Wetherill and ors v Birmingham City Council (IDS 836)

Some employees are contractually entitled to a car user allowance, but what are their rights if the employer decides to downgrade it?

In Wetherill and ors v Birmingham City Council (IDS 836), the Court of Appeal said that the local authority had the power to make unilateral changes under the terms of a national scheme, as long as it introduced adequate transitional arrangements.

Basic facts

Birmingham City Council employees were contractually entitled to claim allowances, under its car user scheme, as either essential or casual car users. The amount of the allowances was decided by reference to four bands of engine size, set down in a national agreement.

Prior to 1993, the council incorporated the terms of the national scheme into the terms and conditions of their employees. Up until that date, the council paid the allowance dependent on the size of the car the employee used, but had not, until that point, considered whether the user actually needed a car that size.

In order to encourage employees to use smaller-engined cars, the council therefore decided in April 1993 (having sent a circular to staff in March 1993 alerting them to the proposed changes), to allow essential users to claim allowances only at the lower two bands.

Council employees who felt they had lost out brought claims for breach of contract. The county court agreed with them, saying that the council’s withdrawal of two of the four bands constituted a continuing breach of their contracts.

National agreement

The general conditions attaching to car user status in the national agreement specified that officers who needed to use their cars “for the efficient performance of their duties” were eligible to receive allowances “in accordance with such grading as the local authority may determine, e.g. by reference to the nature of the user, or cubic capacity of car considered appropriate.”
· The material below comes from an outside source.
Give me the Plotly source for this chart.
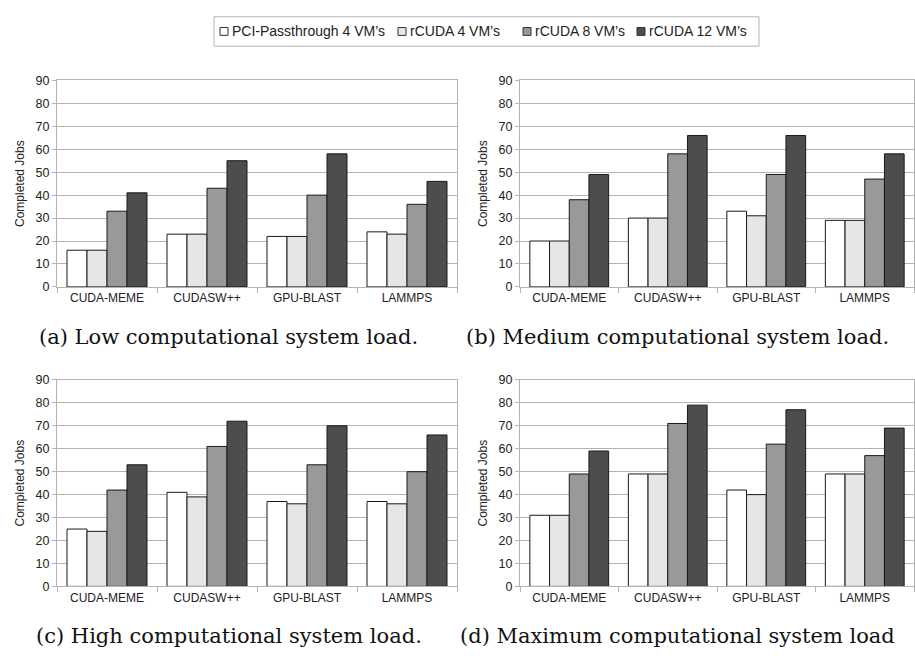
import plotly.graph_objects as go

categories = ["CUDA-MEME", "CUDASW++", "GPU-BLAST", "LAMMPS"]
series_names = ["PCI-Passthrough 4 VM’s", "rCUDA 4 VM’s", "rCUDA 8 VM’s", "rCUDA 12 VM’s"]
series_colors = ["#ffffff", "#e6e6e6", "#999999", "#4d4d4d"]

low_load = [
    [16, 23, 22, 24],
    [16, 23, 22, 23],
    [33, 43, 40, 36],
    [41, 55, 58, 46],
]
medium_load = [
    [20, 30, 33, 29],
    [20, 30, 31, 29],
    [38, 58, 49, 47],
    [49, 66, 66, 58],
]
high_load = [
    [25, 41, 37, 37],
    [24, 39, 36, 36],
    [42, 61, 53, 50],
    [53, 72, 70, 66],
]
max_load = [
    [31, 49, 42, 49],
    [31, 49, 40, 49],
    [49, 71, 62, 57],
    [59, 79, 77, 69],
]
captions = [
    "(a) Low computational system load.",
    "(b) Medium computational system load.",
    "(c) High computational system load.",
    "(d) Maximum computational system load",
]
y_ticks = [0, 10, 20, 30, 40, 50, 60, 70, 80, 90]

W, H = 915, 658
panels = [low_load, medium_load, high_load, max_load]
# pixel boxes (left, right, top, bottom)
boxes = [(57, 457, 75, 286), (520, 914, 75, 286), (57, 457, 381, 592), (520, 914, 381, 592)]
caption_pos = [(229, 337), (677, 337), (229, 643), (677, 643)]
legend_box = (214, 759, 10, 40)
legend_x = [220, 398, 523, 637]
legend_y = 25

SANS = "Liberation Sans, Arial, sans-serif"
fig = go.Figure()
for p, data in enumerate(panels):
    ax = "" if p == 0 else str(p + 1)
    for s in range(4):
        fig.add_trace(go.Bar(
            x=categories, y=data[s], name=series_names[s],
            marker=dict(color=series_colors[s], line=dict(color="#1a1a1a", width=1)),
            xaxis="x" + ax, yaxis="y" + ax, showlegend=False,
        ))
    l, r, t, b = boxes[p]
    fig.layout["xaxis" + ax] = dict(
        domain=[l / W, r / W], anchor="y" + ax, type="category",
        range=[-0.5, 3.5], showline=True, linecolor="#b3b3b3", mirror=True,
        ticks="outside", tickson="boundaries", ticklen=5, tickcolor="#b3b3b3",
        tickfont=dict(family=SANS, size=12, color="#222"),
        showgrid=False,
    )
    fig.layout["yaxis" + ax] = dict(
        domain=[1 - b / H, 1 - t / H], anchor="x" + ax, range=[0, 90],
        tickvals=y_ticks, showline=True, linecolor="#b3b3b3", mirror=True,
        ticks="outside", ticklen=4, tickcolor="#b3b3b3",
        showgrid=True, gridcolor="#b3b3b3", gridwidth=1, zeroline=False,
        tickfont=dict(family=SANS, size=12.5, color="#222"),
        title=dict(text="Completed Jobs", font=dict(family=SANS, size=12, color="#222"), standoff=8),
    )
    cx, cy = caption_pos[p]
    fig.add_annotation(
        text=captions[p], x=cx / W, y=1 - cy / H, xref="paper", yref="paper",
        showarrow=False, xanchor="center", yanchor="middle",
        font=dict(family="DejaVu Serif, serif", size=21, color="#111"),
    )

# legend (drawn as layout decoration)
lx0, lx1, ly0, ly1 = legend_box
fig.add_shape(type="rect", xref="paper", yref="paper",
              x0=lx0 / W, x1=lx1 / W, y0=1 - ly1 / H, y1=1 - ly0 / H,
              line=dict(color="#b3b3b3", width=1), fillcolor="white")
for s in range(4):
    x = legend_x[s]
    fig.add_shape(type="rect", xref="paper", yref="paper",
                  x0=x / W, x1=(x + 8) / W, y0=1 - (legend_y + 4) / H, y1=1 - (legend_y - 4) / H,
                  line=dict(color="#333333", width=1), fillcolor=series_colors[s])
    fig.add_annotation(text=series_names[s], x=(x + 10) / W, y=1 - legend_y / H,
                       xref="paper", yref="paper", showarrow=False,
                       xanchor="left", yanchor="middle",
                       font=dict(family=SANS, size=14, color="#222"))

fig.update_layout(
    width=W, height=H, margin=dict(l=0, r=0, t=0, b=0),
    paper_bgcolor="white", plot_bgcolor="white",
    barmode="group", bargap=0.2, bargroupgap=0, showlegend=False,
)
fig.write_html("out.html")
The agreement also stipulated that an employee deemed to be an essential user “shall be permitted to use his private car in carrying out his official duties [and] shall be entitled to receive the lump sum allowance and mileage rates set out” elsewhere.

Court of Appeal decision

The Court of Appeal agreed that, prior to April 1993, the claimants had acquired a contractual right to payment of the car user allowance in accordance with the engine capacity of the car they actually chose to use.
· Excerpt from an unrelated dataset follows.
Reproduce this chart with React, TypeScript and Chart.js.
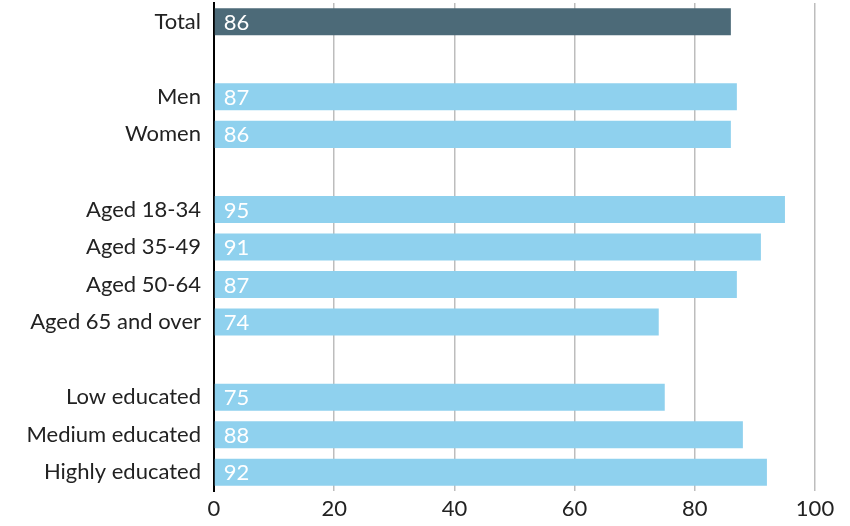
import React, { useEffect, useRef } from "react";
import { Chart, registerables } from "chart.js";

Chart.register(...registerables);

const categories = [
  "Total", "", "Men", "Women", "", "Aged 18-34", "Aged 35-49", "Aged 50-64", "Aged 65 and over", "",
  "Low educated", "Medium educated", "Highly educated",
];
const values: (number | null)[] = [86, null, 87, 86, null, 95, 91, 87, 74, null, 75, 88, 92];
const xTicks = [0, 20, 40, 60, 80, 100];

const DARK = "#4c6a78";
const LIGHT = "#8fd1ee";
const FONT = "Lato, 'Open Sans', sans-serif";

export default function App() {
  const ref = useRef<HTMLCanvasElement | null>(null);
  useEffect(() => {
    if (!ref.current) return;
    const labelPlugin = {
      id: "valueLabels",
      afterDatasetsDraw(chart: any) {
        const ctx = chart.ctx;
        const meta = chart.getDatasetMeta(0);
        ctx.save();
        ctx.fillStyle = "#ffffff";
        ctx.font = `22px ${FONT}`;
        ctx.textAlign = "left";
        ctx.textBaseline = "middle";
        meta.data.forEach((bar: any, i: number) => {
          const v = values[i];
          if (v == null) return;
          ctx.fillText(String(v), bar.base + 9, bar.y + 1);
        });
        ctx.restore();
      },
    };
    const chart = new Chart(ref.current, {
      type: "bar",
      data: {
        labels: categories,
        datasets: [
          {
            data: values,
            backgroundColor: values.map((_, i) => (i === 0 ? DARK : LIGHT)),
            barPercentage: 0.72,
            categoryPercentage: 1,
          },
        ],
      },
      options: {
        indexAxis: "y",
        animation: false,
        responsive: false,
        events: [],
        layout: { padding: { left: 0, right: 35, top: 3, bottom: 0 } },
        plugins: { legend: { display: false }, tooltip: { enabled: false } },
        scales: {
          x: {
            min: 0,
            max: 100,
            afterBuildTicks: (s: any) => {
              s.ticks = xTicks.map((v) => ({ value: v }));
            },
            afterFit: (s: any) => {
              s.height = 35;
              s.paddingLeft = 0;
              s.paddingRight = 0;
            },
            grid: { color: "#bdbdbd", lineWidth: 1.5, drawTicks: false },
            border: { display: false },
            ticks: { color: "#222222", font: { family: FONT, size: 22 }, padding: 5 },
          },
          y: {
            afterFit: (s: any) => {
              s.width = 214;
              s.paddingTop = 0;
              s.paddingBottom = 0;
            },
            grid: { display: false, drawTicks: false },
            border: { display: true, color: "#000000", width: 2 },
            ticks: { color: "#222222", font: { family: FONT, size: 22 }, padding: 13, autoSkip: false },
          },
        },
      },
      plugins: [labelPlugin],
    });
    return () => chart.destroy();
  }, []);
  return (
    <div style={{ position: "fixed", left: 0, top: 0, width: 850, height: 526, background: "#fff" }}>
      <canvas ref={ref} width={850} height={526} style={{ display: "block" }} />
    </div>
  );
}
However, the wording of the scheme clearly allowed the council to “decide, from time to time and on proper notice, that the grading which was appropriate to the duties which were to be performed by an officer (or class of officers) should be altered.” By the same token, it was open to a local authority “who had made no determination, on appointment and designation of an officer as an essential user, as to the band or grading into which that officer was to be placed for the purposes of the Scheme to make such a determination at some later time during the employment.”

The Court therefore concluded that the council had a right to vary the scheme unilaterally, but it had to make proper transitional arrangements to protect employees’ existing rights. As it had not done so, it was in breach of contract when it changed the scheme in April 1993.

That did not mean the employees were entitled to compensation, however, because although the circular put out by the council was inadequate, it effectively conveyed the change of practice to essential car users. As any transitional arrangements would not have lasted longer than five years from March 1993, these would have ended before the start of the six year limitation period applicable to the employees’ county court claim.